FNAL-UC Abstract 2014 - SHOLO: Simulated Holometer Data
G. Dzuricsko and I. McNair, De LaSalle Institute
C. Stoughton, Fermilab
The Fermilab Holometer is an experiment designed to detect and measure holographic noise, a fundamental uncertainty in position as a result of the quantization of space time. This summer, I worked with Chris Stoughton and the Holometer team to simulate the data and results that will be seen by the experiment. However, the measurement of holographic noise is overwhelmed by various other sources of noise, most prominently the uncertainty in the measurement of light, known as shot noise. In order to greatly increase the ratio of the signal to external noises and therefore accurately measure holographic noise, I calculated the cross correlation of the shot noises produced by the interferometers in the experiment.
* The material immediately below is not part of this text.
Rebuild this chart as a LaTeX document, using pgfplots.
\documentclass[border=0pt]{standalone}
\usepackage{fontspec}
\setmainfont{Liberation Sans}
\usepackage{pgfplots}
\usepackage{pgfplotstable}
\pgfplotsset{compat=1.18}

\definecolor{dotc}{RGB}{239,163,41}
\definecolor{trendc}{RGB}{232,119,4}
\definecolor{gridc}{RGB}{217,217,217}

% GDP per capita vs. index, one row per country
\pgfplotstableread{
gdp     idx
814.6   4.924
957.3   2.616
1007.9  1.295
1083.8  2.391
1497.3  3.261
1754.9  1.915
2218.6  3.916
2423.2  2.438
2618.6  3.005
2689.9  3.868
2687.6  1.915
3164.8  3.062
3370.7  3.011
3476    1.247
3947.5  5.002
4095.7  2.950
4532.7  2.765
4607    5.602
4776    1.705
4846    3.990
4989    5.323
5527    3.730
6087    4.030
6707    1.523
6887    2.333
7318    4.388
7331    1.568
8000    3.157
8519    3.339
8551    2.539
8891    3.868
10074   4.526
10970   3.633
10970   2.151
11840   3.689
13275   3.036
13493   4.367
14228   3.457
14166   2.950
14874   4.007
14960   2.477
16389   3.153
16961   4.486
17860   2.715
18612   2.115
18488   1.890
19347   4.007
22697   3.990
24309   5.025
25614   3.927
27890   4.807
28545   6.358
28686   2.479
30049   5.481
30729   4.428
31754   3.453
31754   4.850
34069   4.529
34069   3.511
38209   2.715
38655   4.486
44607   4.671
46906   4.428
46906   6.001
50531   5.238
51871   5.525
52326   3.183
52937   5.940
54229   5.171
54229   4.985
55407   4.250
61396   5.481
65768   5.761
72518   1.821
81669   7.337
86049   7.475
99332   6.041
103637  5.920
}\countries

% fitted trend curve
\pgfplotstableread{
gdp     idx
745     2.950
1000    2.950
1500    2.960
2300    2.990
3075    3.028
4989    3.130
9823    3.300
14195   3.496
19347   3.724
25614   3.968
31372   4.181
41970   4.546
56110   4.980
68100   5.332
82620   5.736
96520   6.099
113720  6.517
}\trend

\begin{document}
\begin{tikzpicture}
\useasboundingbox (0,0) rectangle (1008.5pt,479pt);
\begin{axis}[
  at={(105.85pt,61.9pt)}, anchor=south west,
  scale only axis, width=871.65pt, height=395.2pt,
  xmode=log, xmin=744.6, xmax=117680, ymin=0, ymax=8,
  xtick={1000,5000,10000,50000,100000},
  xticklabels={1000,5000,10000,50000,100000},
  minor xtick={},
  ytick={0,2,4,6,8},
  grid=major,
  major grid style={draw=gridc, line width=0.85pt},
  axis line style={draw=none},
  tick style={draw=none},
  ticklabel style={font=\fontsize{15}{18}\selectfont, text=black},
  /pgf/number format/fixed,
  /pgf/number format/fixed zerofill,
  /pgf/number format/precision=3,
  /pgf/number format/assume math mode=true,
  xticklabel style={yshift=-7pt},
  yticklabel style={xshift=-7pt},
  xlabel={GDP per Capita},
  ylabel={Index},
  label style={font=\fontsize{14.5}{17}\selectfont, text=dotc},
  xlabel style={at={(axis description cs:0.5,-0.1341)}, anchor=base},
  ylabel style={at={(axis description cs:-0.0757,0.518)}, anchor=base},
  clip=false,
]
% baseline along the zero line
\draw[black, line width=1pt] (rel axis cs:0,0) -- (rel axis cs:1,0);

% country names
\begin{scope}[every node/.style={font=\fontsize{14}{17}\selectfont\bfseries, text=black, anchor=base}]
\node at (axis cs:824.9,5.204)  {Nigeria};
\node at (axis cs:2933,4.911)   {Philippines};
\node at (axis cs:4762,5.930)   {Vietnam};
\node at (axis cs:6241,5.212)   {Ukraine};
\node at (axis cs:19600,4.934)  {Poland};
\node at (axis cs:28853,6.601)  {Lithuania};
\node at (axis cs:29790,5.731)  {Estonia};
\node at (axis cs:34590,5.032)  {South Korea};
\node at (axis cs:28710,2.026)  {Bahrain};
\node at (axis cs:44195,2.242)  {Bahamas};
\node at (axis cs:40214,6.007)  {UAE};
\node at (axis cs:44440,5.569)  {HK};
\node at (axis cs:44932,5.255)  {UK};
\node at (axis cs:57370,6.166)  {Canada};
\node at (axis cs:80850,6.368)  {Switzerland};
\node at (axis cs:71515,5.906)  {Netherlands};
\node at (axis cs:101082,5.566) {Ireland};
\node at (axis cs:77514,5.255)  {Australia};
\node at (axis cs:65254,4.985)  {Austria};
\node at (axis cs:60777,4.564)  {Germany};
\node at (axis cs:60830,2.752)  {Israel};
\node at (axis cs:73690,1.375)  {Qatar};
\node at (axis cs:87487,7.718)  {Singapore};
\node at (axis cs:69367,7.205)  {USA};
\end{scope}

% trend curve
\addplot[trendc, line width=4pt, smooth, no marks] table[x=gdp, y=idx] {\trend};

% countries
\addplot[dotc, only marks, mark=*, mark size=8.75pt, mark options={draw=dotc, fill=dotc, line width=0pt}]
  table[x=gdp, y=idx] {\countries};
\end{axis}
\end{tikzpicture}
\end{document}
This analysis tool used frequently in signal processing minimizes the level of uncorrelated noise, and by finding a pattern while calculating the cross correlation for varying numbers of Fourier transforms, I simulated the shot noise involved with the Holometer's long integration times. By incorporating the theoretical prediction for holographic noise, I build a simulation representing the data and the predicted levels of holographic noise and cross correlated shot noise. Moving forward, the Holometer team will use this produced simulation to test their observations.